Environmental scanning electron microscopy clearly documented microbial growth patterns on the surface of test panels and the effectiveness of cleaning procedures used to remove microbes to permit the surfaces analyses. Significant amount of fungal growth was observed on the panels which were not purposely inoculated. As completely sterile conditions were not maintained throughout the 84-day experiment, some growth was expected on control surfaces, but not to the extent observed. Chromated epoxy primer was not as resistant to microbial propagation as expected compared to the non-chromated primer based on observations, however, resistant species will require DNA analysis for positive identification. Laser scanning microscopy documented comparatively smooth surfaces of the non-chrome primer which may be less likely to physically harbor spores from a geometric perspective relative to the chromate primer which had a rougher and more hydrophilic matte finish. Infrared spectral analyses showed that hydraulic fluid was consumed by the microbes. The lack of clear degradation in the coatings indicates the microbes are consuming either leachable material or applied fluids and not the polymer backbone of the coatings. Analysis of the extracts from all samples showed no peaks in the gel permeation chromatography indicating that molecular weights in the range of 2,500 to 936,000 were not detected for the exposure conditions in this project. The scanning Kelvin probe analysis differentiated both qualitatively and quantitatively amongst the fungi-inoculated, the climate controlled, and control panels, and therefore may provide a unique method to characterize microbiological growth effects on materials and coating systems. Various common cleaning solvents (e.g., isopropyl alcohol, acetone, ethanol, and methanol) used on the fungal hyphae/mycelia were shown to be relatively ineffective in removing the attached growths from the coating surfaces. NavClean was the most effective in removing growths from organic coatings surfaces. Combinations of cleaning procedures may be required to remove both fungal growths and organic films of various origin which are acting as additional nutrients for microbiological propagation.

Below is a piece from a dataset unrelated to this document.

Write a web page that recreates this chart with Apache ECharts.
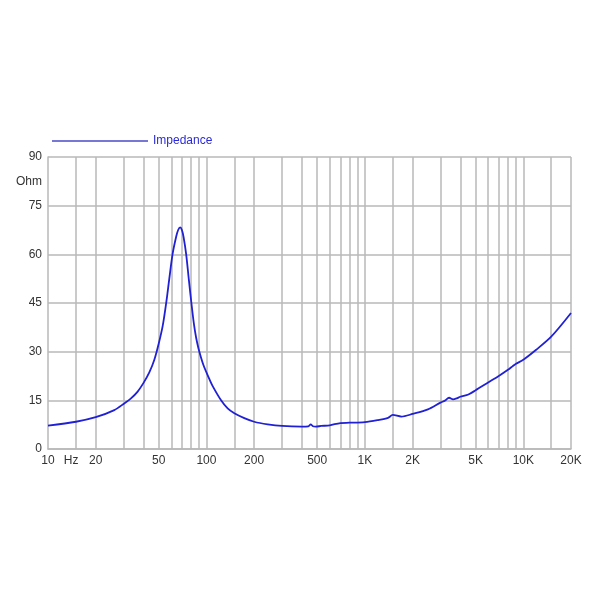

Environmental scanning electron microscopy was most useful for defining the extent of coating areas affected by microbial growths, determining completeness of microbial removal after various cleaning/sanitizing procedures, and visually characterizing known species with high certainty; follow-on sampling and DNA analyses are still required for absolute species identification. Gas chromatography and mass spectrometry analysis of coating extracts showed new peaks indicating leaching or possible degradation; the exception where this technique did not detect leaching was for the climate controlled hydrophobic coating. Infrared spectroscopy was capable of detecting evidence of suspected polyurethane degradation based on reduction of peak areas of the Amide I and Amide II bonds after microbiological growth; this technique will be more effective with a smaller spot size. Infrared spectroscopy was also useful in documenting surface residues of contaminant films after ineffective cleaning procedures. Although the study was not able to ascertain completely, scanning Kelvin probe may effectively be used to differentiate both qualitatively and quantitatively among various fungi-attacked coating systems as compared to control coating conditions; likewise, it may provide a method to quantify fungal growth on other materials used across the Naval Aviation Enterprise. Further developments in characterizing what component of the fungal contamination results in changes in work function values of materials/coatings would refine this applied technique. Although the limit of the duration of exposure for this study prevented more definite conclusions regarding coating degradation, laser scanning microscopy could be a valuable quantitative tool for analyzing panels exposed for a longer duration or for more heavily degraded coatings obtained from systems in operational environments. Similarly, gel permeation chromatography is expected to provide more data when sufficiently large molecular degradation products are formed and extracted into analyte solutions.  Another potential benefit of gel permeation chromatography is that it could be effective in quantifying non-planar irregular shaped materials which have experienced growths.